The United States economy is now strong enough to withstand Middle East turmoil and the Japanese nuclear crisis. Only a big rise in the price of oil could stop it.
Those are the findings of an Associated Press survey of leading economists, who are increasingly confident in a recovery that is nearly two years old. They expect the economy to grow faster every quarter this year.
Exports and corporate spending, which have helped drive the recovery, also are expected to remain strong, according to the survey. And looks like the auto industry backs these findings.
Ford posted its best first-quarter profit in 13 years thanks to an improving economy and a lineup of fuel-efficient vehicles that reached showrooms as gasoline prices surged.
Operating profit of $2.8 billion was the strongest for a first-quarter since 2004 and $2.1 billion of that was from automotive operations as consumers continue to embrace the automaker’s vehicles, which include new and fuel efficient models.
Gm did not post any numbers for the first-quarter, but analysts are expecting the automaker to post a profit of 93 cents per share on revenue of $35.59 billion. Technical indicators for the stock are bullish and S&P gives GM a positive 5 STARS (out of 5) strong buy ranking.
Fiat, the Italian carmaker that invested in Chrysler on the latter’s exit from bankruptcy, has said it will exercise an option to raise its stake in the US auto manufacturer from its current 30 per cent to 46 per cent. As a condition for the deal, Chrysler will repay a $7bn loan it received from the US and Canadian governments during the financial crisis. So, again, we expect to see positive indicators here.
The one factor that could make a second recession a possibility would be a jump in oil prices to $150 a barrel, economists say. World oil prices in the USD 130-150 range are cited by macro economic forecasters as levels that would sap consumer spending and threaten the fragile global economic recovery.

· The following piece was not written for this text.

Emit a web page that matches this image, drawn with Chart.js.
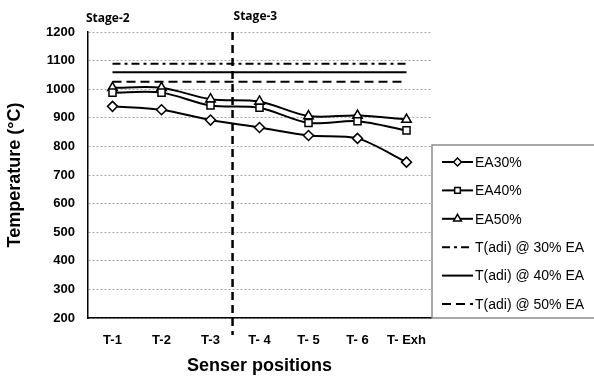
<!DOCTYPE html>
<html>
<head>
<meta charset="utf-8">
<script src="https://cdn.jsdelivr.net/npm/chart.js@4.4.0/dist/chart.umd.min.js"></script>
<style>
  html, body { margin: 0; padding: 0; background: #fff; }
  #wrap { width: 594px; height: 377px; }
</style>
</head>
<body>
<div id="wrap"><canvas id="tempChart"></canvas></div>
<script>
const positions = ["T-1", "T-2", "T-3", "T- 4", "T- 5", "T- 6", "T- Exh"];
const ea30 = [940, 928, 892, 866, 838, 828, 745];
const ea40 = [988, 988, 943, 935, 882, 888, 856];
const ea50 = [1005, 1005, 965, 957, 906, 908, 894];
const tAdi30 = [1089, 1089, 1089, 1089, 1089, 1089, 1089];
const tAdi40 = [1059, 1059, 1059, 1059, 1059, 1059, 1059];
const tAdi50 = [1026, 1026, 1026, 1026, 1026, 1026, 1026];
const yMin = 200, yMax = 1200, yStep = 100;
const stageNames = ["Stage-2", "Stage-3"];
const stageBoundary = 2.45; // between T-3 and T- 4

// vertical stage divider + stage names
const stagePlugin = {
  id: 'stagePlugin',
  afterDatasetsDraw(chart) {
    const { ctx, chartArea, scales } = chart;
    const x = scales.x.getPixelForValue(stageBoundary);
    ctx.save();
    ctx.strokeStyle = '#000';
    ctx.lineWidth = 2.5;
    ctx.setLineDash([8, 5]);
    ctx.beginPath();
    ctx.moveTo(x, chartArea.top);
    ctx.lineTo(x, chartArea.bottom + 17);
    ctx.stroke();
    ctx.setLineDash([]);
    ctx.fillStyle = '#000';
    ctx.font = 'bold 12px "Open Sans"';
    ctx.textBaseline = 'middle';
    ctx.textAlign = 'left';
    ctx.fillText(stageNames[0], chartArea.left - 2, 19);
    ctx.fillText(stageNames[1], x + 1, 17);
    ctx.restore();
  }
};

// boxed legend on the right like the excel one
const legendBox = {
  id: 'legendBox',
  afterDraw(chart) {
    const { ctx, chartArea } = chart;
    const left = chartArea.right + 1;
    const top = 145;
    ctx.save();
    ctx.strokeStyle = '#8c8c8c';
    ctx.lineWidth = 1.5;
    ctx.strokeRect(left, top, 200, chartArea.bottom - top);
    ctx.font = '14px "Liberation Sans"';
    ctx.textBaseline = 'middle';
    chart.data.datasets.forEach((ds, i) => {
      const y = top + 17 + i * 28.4;
      ctx.strokeStyle = '#000';
      ctx.lineWidth = ds.borderWidth;
      ctx.setLineDash(ds.borderDash || []);
      ctx.beginPath();
      ctx.moveTo(left + 10, y);
      ctx.lineTo(left + 41, y);
      ctx.stroke();
      ctx.setLineDash([]);
      if (ds.pointRadius > 0) {
        ctx.fillStyle = '#fff';
        ctx.lineWidth = 1.5;
        Chart.helpers.drawPoint(ctx, { pointStyle: ds.pointStyle, radius: ds.pointRadius - 1, borderWidth: 1.5, rotation: 0 }, left + 25.5, y);
      }
      ctx.fillStyle = '#000';
      ctx.fillText(ds.label, left + 43, y + 1);
    });
    ctx.restore();
  }
};

const markerDs = (label, data, style, r) => ({
  label, data,
  borderColor: '#000', borderWidth: 2,
  pointStyle: style, pointRadius: r, pointHoverRadius: r,
  pointBackgroundColor: '#fff', pointBorderColor: '#000', pointBorderWidth: 1.5,
  tension: 0.3
});
const refDs = (label, data, dash) => ({
  label, data,
  borderColor: '#000', borderWidth: 2, borderDash: dash,
  pointRadius: 0, pointHoverRadius: 0, tension: 0
});

new Chart(document.getElementById('tempChart'), {
  type: 'line',
  data: {
    labels: positions,
    datasets: [
      markerDs('EA30%', ea30, 'rectRot', 5),
      markerDs('EA40%', ea40, 'rect', 5),
      markerDs('EA50%', ea50, 'triangle', 5.5),
      refDs('T(adi) @ 30% EA', tAdi30, [8, 4, 3, 4]),
      refDs('T(adi) @ 40% EA', tAdi40, []),
      refDs('T(adi) @ 50% EA', tAdi50, [9, 5])
    ]
  },
  options: {
    responsive: true,
    maintainAspectRatio: false,
    animation: false,
    layout: { padding: { top: 32, right: 163, left: 0, bottom: 0 } },
    plugins: { legend: { display: false }, tooltip: { enabled: false } },
    scales: {
      x: {
        offset: true,
        grid: { display: true, color: 'transparent', drawTicks: false },
        border: { display: true, color: '#000', width: 1.5 },
        ticks: { color: '#000', padding: 15, maxRotation: 0, font: { family: 'Liberation Sans', weight: 'bold', size: 13 } },
        title: { display: true, text: 'Senser positions', color: '#000', padding: { top: 0, bottom: 0 },
                 font: { family: 'Liberation Sans', weight: 'bold', size: 18 } },
        afterFit: (s) => { s.height = 59; }
      },
      y: {
        min: yMin, max: yMax,
        grid: { color: '#a8a8a8', lineWidth: 1, drawTicks: false },
        border: { display: true, color: '#000', width: 1.5, dash: [2, 2] },
        ticks: { stepSize: yStep, color: '#000', padding: 13, callback: (v) => String(v),
                 font: { family: 'Liberation Sans', weight: 'bold', size: 13 } },
        title: { display: true, text: 'Temperature (°C)', color: '#000', padding: { top: 4, bottom: 0 },
                 font: { family: 'Liberation Sans', weight: 'bold', size: 18 } },
        afterFit: (s) => { s.width = 88; }
      }
    }
  },
  plugins: [stagePlugin, legendBox]
});
</script>
</body>
</html>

Oil trades at about $112 a barrel now. The record high, set in the summer of 2008, is about $147 a barrel.
“The danger is that if prices keep rising, any growth slowdown will be more severe, leading to a great chance of recession. This has been common following 100 per cent oil price rises,” said Richard Batty of Standard Life Investments.
Other pointers, used by Batty and other economists, are that each $10 per barrel rise, if sustained, adds 1 per cent to inflation and shaves 0.5 per cent off gross domestic product.
Libya and other OPEC members in the Middle East and North Africa (MENA) produce 34 million barrels of oil a day and represent three-quarters of the world’s reserves — so it’s not surprising that escalating tensions in the region have rattled the markets and sent crude prices soaring.
However, “The response from Opec to the loss of Libyan crude has been quite modest. We are still waiting to see much sign of a pick-up in terms of rising Opec supplies,” said Fyfe from IEA.
But a CNNMoney survey of economists predicts that the pace of growth slowed to just 2 percent in the first three months of this year. Only three weeks ago, expectations were for 2.7 percent, while some forecasts ran as high as 4.3 percent just one month earlier.